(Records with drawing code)
....................

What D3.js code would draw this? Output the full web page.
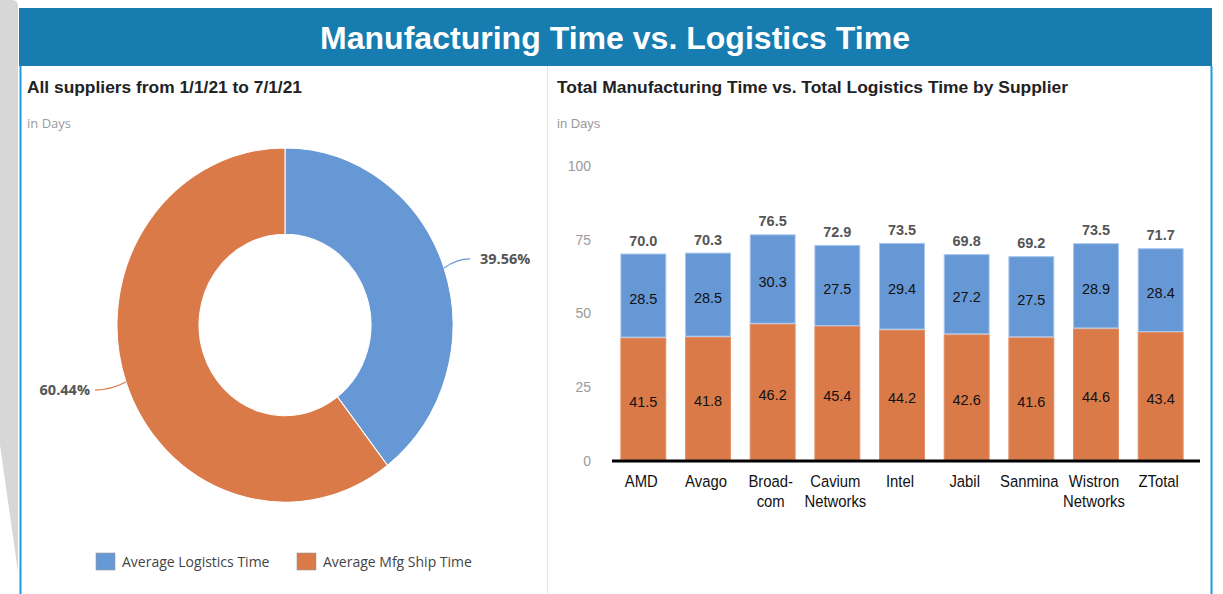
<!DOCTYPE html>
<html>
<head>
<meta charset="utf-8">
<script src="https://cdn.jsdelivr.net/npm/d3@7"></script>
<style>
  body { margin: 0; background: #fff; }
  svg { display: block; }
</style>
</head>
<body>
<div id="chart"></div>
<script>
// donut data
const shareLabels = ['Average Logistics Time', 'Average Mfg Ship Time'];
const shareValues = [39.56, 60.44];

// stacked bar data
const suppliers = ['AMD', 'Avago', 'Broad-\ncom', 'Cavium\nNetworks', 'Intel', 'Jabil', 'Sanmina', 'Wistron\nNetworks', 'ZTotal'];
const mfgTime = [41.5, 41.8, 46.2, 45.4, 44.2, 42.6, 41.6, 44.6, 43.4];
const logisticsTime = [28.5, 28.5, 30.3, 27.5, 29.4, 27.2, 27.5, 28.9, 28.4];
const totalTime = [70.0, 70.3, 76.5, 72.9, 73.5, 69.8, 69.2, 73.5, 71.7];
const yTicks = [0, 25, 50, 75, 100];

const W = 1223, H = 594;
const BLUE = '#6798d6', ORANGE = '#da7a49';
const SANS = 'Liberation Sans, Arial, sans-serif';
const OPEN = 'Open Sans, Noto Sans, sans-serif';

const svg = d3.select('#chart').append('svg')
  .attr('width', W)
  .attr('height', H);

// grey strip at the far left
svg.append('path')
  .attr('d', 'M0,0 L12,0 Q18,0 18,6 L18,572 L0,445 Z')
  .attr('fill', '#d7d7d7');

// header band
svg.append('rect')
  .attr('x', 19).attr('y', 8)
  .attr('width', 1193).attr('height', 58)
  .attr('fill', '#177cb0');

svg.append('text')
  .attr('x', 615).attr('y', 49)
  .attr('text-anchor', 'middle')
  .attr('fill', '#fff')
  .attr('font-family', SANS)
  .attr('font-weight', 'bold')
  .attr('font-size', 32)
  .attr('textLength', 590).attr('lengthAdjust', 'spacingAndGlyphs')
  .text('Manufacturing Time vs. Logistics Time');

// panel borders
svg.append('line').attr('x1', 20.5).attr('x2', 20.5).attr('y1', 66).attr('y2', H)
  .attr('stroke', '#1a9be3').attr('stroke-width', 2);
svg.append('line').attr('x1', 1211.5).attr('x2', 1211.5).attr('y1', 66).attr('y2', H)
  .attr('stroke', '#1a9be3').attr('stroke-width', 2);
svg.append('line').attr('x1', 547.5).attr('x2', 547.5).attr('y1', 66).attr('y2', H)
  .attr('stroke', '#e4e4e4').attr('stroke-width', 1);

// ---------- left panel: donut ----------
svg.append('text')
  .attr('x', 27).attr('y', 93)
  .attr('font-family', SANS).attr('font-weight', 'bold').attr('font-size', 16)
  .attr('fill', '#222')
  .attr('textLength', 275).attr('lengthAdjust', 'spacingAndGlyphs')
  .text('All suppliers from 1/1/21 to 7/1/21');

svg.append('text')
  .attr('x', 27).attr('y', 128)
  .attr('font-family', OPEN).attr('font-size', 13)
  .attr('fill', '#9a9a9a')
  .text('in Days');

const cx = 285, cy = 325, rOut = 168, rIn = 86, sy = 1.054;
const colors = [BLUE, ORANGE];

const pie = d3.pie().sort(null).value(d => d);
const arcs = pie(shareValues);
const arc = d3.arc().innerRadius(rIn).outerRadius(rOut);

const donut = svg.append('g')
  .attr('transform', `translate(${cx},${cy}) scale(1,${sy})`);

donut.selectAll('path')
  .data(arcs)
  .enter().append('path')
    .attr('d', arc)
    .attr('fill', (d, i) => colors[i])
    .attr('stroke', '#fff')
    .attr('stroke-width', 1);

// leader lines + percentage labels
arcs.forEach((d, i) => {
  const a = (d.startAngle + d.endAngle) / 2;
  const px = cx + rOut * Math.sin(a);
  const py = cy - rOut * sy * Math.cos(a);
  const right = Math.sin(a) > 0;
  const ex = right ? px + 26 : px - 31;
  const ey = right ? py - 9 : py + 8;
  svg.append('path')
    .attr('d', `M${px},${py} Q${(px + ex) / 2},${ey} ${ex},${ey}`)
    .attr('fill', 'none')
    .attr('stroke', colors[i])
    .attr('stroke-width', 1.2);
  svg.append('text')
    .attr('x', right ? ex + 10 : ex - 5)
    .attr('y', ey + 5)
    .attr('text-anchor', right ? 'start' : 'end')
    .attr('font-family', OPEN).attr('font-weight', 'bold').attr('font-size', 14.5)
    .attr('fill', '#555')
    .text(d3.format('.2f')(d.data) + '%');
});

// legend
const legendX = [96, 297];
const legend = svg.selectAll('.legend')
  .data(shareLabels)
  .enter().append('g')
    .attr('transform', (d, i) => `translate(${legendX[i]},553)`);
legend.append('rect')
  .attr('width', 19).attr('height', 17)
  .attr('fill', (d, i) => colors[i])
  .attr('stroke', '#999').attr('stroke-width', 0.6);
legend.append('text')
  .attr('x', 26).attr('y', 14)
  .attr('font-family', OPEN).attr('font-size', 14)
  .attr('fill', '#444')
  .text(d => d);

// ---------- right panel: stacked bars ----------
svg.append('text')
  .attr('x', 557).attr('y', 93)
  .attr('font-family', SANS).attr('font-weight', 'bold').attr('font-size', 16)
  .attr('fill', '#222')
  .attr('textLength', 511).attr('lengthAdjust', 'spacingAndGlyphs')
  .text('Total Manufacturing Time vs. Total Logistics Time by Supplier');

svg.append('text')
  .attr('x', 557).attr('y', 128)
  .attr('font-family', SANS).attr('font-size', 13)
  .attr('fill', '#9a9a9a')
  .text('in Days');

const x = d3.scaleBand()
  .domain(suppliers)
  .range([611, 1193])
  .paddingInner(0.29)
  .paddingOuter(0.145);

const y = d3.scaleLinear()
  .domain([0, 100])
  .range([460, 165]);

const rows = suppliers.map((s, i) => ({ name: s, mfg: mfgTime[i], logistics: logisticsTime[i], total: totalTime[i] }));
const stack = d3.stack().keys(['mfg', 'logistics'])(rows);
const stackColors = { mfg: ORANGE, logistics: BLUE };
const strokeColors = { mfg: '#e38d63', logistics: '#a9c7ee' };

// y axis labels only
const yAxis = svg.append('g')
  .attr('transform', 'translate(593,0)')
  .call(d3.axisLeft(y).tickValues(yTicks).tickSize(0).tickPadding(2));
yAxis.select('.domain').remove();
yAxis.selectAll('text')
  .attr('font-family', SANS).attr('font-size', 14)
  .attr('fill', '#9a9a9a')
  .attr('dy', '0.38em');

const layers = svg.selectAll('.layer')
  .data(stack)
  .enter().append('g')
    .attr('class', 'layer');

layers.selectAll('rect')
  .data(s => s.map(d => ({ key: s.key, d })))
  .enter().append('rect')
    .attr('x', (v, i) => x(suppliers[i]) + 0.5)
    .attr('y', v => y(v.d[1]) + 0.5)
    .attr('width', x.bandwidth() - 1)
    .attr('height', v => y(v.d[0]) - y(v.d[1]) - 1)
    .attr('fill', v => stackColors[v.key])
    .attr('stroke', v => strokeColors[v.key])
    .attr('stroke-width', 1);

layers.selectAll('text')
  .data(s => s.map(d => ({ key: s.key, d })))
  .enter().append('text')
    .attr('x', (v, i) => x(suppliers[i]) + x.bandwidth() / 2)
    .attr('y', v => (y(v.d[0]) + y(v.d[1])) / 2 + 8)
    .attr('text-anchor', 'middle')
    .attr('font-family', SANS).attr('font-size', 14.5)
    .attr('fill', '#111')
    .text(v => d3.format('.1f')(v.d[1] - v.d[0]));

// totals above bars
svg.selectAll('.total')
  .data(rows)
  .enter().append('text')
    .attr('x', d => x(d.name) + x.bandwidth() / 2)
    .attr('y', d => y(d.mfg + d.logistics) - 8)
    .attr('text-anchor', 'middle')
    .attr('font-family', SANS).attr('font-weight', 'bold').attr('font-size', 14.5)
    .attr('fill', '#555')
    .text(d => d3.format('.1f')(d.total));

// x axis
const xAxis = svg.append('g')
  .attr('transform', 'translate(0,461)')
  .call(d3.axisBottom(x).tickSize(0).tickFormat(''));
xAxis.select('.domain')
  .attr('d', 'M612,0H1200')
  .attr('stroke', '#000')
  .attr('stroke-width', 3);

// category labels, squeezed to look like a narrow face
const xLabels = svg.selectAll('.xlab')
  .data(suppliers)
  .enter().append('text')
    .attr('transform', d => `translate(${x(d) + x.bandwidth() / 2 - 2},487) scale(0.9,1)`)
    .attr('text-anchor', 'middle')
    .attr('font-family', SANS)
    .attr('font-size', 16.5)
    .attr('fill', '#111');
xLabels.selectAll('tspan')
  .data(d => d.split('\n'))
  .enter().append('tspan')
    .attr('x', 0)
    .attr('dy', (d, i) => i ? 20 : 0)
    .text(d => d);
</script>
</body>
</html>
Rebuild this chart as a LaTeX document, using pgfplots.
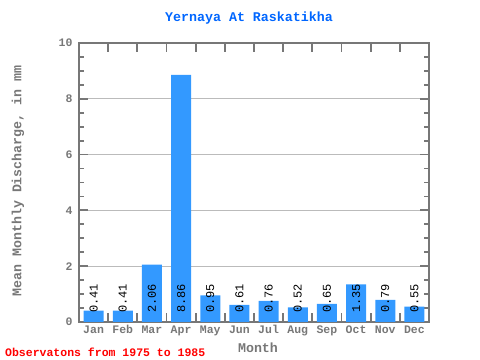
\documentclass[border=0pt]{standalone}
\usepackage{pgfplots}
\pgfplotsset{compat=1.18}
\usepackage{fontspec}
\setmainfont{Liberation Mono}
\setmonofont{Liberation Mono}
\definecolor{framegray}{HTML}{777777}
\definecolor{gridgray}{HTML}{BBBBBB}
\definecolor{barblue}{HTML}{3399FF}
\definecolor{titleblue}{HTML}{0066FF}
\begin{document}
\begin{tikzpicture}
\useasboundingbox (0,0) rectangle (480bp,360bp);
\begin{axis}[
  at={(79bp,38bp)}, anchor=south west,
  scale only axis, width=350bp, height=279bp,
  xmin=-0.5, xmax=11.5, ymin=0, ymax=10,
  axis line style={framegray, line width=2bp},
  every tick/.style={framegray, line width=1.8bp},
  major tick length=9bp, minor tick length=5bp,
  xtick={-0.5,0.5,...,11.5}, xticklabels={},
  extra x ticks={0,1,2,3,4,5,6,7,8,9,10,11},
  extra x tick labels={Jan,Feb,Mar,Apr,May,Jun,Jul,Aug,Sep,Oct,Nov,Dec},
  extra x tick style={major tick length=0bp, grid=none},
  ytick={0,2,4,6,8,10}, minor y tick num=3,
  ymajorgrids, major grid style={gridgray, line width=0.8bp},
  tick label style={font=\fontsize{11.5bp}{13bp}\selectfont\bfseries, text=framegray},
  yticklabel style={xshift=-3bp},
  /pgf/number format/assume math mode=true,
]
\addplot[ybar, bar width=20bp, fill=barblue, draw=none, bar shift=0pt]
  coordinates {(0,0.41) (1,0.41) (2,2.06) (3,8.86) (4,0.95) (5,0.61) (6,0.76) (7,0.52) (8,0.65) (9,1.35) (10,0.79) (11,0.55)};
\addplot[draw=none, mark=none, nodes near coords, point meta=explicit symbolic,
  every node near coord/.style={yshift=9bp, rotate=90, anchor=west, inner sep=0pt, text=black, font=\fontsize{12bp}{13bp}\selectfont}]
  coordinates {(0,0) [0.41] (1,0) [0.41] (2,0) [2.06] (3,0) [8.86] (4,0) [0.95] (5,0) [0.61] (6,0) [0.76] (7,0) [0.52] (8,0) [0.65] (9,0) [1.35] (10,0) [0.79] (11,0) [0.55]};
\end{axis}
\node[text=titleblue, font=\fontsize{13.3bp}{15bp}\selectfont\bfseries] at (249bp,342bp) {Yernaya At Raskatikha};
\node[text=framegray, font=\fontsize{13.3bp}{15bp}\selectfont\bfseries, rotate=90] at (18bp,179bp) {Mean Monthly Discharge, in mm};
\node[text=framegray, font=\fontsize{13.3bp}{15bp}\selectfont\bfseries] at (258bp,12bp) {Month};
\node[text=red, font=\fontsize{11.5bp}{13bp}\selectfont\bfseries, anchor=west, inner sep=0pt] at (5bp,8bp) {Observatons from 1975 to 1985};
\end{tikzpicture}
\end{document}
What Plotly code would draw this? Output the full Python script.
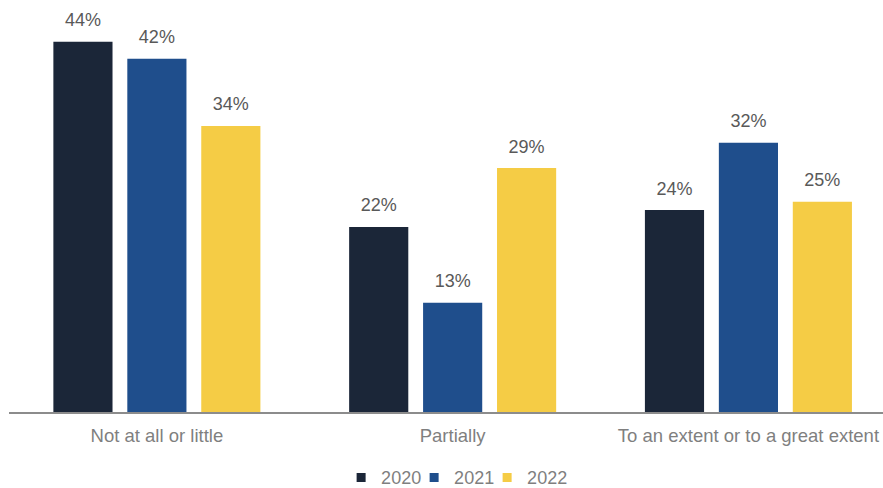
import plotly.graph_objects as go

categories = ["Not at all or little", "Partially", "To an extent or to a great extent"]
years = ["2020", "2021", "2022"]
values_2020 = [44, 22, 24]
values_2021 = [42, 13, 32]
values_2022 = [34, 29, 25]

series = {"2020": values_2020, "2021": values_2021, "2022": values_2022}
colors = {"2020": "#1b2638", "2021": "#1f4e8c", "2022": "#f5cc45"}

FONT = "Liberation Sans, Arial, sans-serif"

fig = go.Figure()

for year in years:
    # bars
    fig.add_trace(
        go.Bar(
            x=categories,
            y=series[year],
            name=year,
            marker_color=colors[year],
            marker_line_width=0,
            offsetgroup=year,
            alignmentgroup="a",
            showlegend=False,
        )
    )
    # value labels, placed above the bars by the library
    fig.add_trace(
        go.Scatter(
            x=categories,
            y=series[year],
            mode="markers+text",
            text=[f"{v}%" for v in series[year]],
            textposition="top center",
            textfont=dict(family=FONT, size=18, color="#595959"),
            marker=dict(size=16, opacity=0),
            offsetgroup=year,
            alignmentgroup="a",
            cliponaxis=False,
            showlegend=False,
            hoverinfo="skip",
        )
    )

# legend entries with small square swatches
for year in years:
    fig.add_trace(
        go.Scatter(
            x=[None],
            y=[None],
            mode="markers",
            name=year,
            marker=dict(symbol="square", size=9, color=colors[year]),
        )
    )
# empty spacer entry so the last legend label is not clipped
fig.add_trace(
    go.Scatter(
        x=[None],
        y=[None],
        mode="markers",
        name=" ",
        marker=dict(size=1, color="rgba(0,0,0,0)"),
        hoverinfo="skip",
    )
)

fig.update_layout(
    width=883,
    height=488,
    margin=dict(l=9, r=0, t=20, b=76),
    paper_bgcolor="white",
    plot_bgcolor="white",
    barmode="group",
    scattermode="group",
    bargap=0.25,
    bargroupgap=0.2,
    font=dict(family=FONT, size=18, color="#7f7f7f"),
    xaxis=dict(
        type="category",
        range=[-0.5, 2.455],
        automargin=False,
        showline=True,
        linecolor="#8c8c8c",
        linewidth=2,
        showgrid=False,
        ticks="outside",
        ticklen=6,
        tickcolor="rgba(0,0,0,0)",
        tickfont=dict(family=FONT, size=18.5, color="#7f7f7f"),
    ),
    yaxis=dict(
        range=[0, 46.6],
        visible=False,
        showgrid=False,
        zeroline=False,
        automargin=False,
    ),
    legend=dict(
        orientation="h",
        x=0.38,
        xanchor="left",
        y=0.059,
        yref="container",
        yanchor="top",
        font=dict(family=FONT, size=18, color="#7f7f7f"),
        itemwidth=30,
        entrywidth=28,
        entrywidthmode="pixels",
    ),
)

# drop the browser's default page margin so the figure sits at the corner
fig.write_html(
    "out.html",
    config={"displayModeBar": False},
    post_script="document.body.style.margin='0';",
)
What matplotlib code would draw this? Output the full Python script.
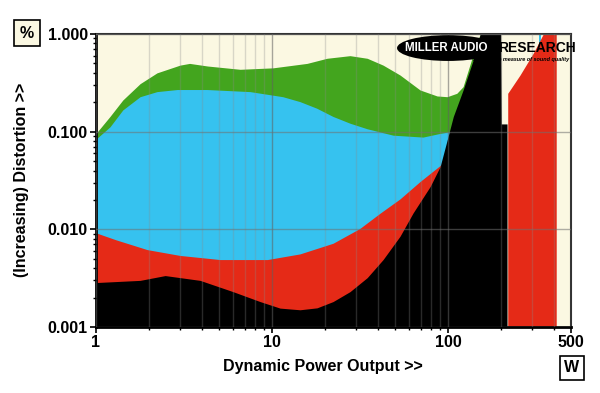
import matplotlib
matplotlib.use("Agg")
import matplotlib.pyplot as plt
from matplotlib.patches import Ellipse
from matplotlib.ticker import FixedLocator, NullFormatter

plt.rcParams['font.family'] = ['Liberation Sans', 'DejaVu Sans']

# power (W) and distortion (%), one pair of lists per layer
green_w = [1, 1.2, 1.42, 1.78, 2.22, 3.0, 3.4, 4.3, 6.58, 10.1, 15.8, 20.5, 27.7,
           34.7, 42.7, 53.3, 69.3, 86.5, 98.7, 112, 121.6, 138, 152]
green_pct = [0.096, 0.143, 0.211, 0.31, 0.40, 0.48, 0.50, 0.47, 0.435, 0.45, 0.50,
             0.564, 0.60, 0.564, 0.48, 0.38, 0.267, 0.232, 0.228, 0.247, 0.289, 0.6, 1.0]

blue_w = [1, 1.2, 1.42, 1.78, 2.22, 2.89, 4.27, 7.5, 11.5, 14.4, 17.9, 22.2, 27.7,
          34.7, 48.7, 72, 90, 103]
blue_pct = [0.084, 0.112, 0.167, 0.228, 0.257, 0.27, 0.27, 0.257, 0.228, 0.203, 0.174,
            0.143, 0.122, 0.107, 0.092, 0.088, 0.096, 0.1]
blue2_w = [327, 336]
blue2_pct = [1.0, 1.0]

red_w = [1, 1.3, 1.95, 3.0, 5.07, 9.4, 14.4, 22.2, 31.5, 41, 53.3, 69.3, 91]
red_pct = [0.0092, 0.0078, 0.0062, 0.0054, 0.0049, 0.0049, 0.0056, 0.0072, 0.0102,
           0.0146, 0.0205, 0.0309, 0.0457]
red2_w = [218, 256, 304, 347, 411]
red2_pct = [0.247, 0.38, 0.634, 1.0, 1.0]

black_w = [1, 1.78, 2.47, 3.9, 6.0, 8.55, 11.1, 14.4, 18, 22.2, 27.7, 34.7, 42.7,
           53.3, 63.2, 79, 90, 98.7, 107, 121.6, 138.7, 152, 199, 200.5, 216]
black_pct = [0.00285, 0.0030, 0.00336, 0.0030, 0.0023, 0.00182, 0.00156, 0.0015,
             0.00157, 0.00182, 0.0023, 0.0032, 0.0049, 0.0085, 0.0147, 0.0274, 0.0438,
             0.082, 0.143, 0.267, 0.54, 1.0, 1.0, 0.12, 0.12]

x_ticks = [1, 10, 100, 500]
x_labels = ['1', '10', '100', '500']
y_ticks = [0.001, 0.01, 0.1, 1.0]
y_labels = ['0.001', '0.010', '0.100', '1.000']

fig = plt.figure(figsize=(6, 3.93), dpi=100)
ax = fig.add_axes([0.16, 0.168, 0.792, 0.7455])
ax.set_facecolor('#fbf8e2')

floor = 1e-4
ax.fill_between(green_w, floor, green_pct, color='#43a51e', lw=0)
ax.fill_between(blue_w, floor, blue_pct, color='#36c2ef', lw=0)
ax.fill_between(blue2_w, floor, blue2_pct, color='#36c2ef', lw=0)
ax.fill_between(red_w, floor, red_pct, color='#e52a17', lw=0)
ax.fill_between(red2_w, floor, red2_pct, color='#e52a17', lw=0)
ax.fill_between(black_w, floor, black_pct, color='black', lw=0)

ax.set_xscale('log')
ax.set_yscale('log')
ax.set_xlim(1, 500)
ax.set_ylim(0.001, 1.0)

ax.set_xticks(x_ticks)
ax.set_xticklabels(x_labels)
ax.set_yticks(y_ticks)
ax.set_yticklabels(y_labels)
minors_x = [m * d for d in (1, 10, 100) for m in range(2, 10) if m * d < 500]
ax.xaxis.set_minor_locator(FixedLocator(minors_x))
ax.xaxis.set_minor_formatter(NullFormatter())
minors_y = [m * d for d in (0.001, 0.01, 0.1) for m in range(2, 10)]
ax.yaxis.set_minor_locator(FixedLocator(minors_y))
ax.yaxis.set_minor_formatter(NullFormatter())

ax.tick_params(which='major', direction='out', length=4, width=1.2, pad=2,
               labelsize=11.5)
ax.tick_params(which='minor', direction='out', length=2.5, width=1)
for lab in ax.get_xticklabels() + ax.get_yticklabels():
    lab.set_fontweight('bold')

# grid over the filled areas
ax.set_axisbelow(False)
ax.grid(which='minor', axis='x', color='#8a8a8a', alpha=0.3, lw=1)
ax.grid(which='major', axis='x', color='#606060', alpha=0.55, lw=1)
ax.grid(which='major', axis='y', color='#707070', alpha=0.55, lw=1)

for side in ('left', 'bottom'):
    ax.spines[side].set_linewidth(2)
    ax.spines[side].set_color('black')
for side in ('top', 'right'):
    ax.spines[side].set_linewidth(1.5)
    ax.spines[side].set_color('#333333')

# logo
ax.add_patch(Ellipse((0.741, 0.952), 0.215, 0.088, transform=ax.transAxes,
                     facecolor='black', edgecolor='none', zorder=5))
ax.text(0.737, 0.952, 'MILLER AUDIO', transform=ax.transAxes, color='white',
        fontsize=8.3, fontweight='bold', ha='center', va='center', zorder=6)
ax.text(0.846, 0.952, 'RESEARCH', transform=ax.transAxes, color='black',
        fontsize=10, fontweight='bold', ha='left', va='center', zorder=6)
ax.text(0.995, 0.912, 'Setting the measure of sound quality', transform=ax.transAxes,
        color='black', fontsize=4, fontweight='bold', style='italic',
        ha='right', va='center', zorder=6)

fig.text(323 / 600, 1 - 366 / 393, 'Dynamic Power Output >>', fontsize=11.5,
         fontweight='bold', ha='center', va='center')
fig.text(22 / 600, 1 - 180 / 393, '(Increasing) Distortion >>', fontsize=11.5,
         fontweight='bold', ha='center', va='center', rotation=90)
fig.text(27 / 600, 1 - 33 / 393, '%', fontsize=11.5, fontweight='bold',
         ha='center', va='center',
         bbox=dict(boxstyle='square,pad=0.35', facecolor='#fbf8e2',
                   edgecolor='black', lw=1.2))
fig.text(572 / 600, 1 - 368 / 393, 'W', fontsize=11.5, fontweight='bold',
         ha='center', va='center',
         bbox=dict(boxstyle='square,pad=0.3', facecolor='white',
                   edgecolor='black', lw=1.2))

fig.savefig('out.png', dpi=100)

....................

● **To be done**
Go from the first line of the listing to the line holding "const yTicks = [0, 25, 50, 75, 100];" and, please, transcribe those lines exactly, both included, with no pictures.

● **Problem solution**
What D3.js code would draw this? Output the full web page.
<!DOCTYPE html>
<html>
<head>
<meta charset="utf-8">
<script src="https://cdn.jsdelivr.net/npm/d3@7"></script>
<style>
  body { margin: 0; background: #fff; }
  svg { display: block; }
</style>
</head>
<body>
<div id="chart"></div>
<script>
// donut data
const shareLabels = ['Average Logistics Time', 'Average Mfg Ship Time'];
const shareValues = [39.56, 60.44];

// stacked bar data
const suppliers = ['AMD', 'Avago', 'Broad-\ncom', 'Cavium\nNetworks', 'Intel', 'Jabil', 'Sanmina', 'Wistron\nNetworks', 'ZTotal'];
const mfgTime = [41.5, 41.8, 46.2, 45.4, 44.2, 42.6, 41.6, 44.6, 43.4];
const logisticsTime = [28.5, 28.5, 30.3, 27.5, 29.4, 27.2, 27.5, 28.9, 28.4];
const totalTime = [70.0, 70.3, 76.5, 72.9, 73.5, 69.8, 69.2, 73.5, 71.7];
const yTicks = [0, 25, 50, 75, 100];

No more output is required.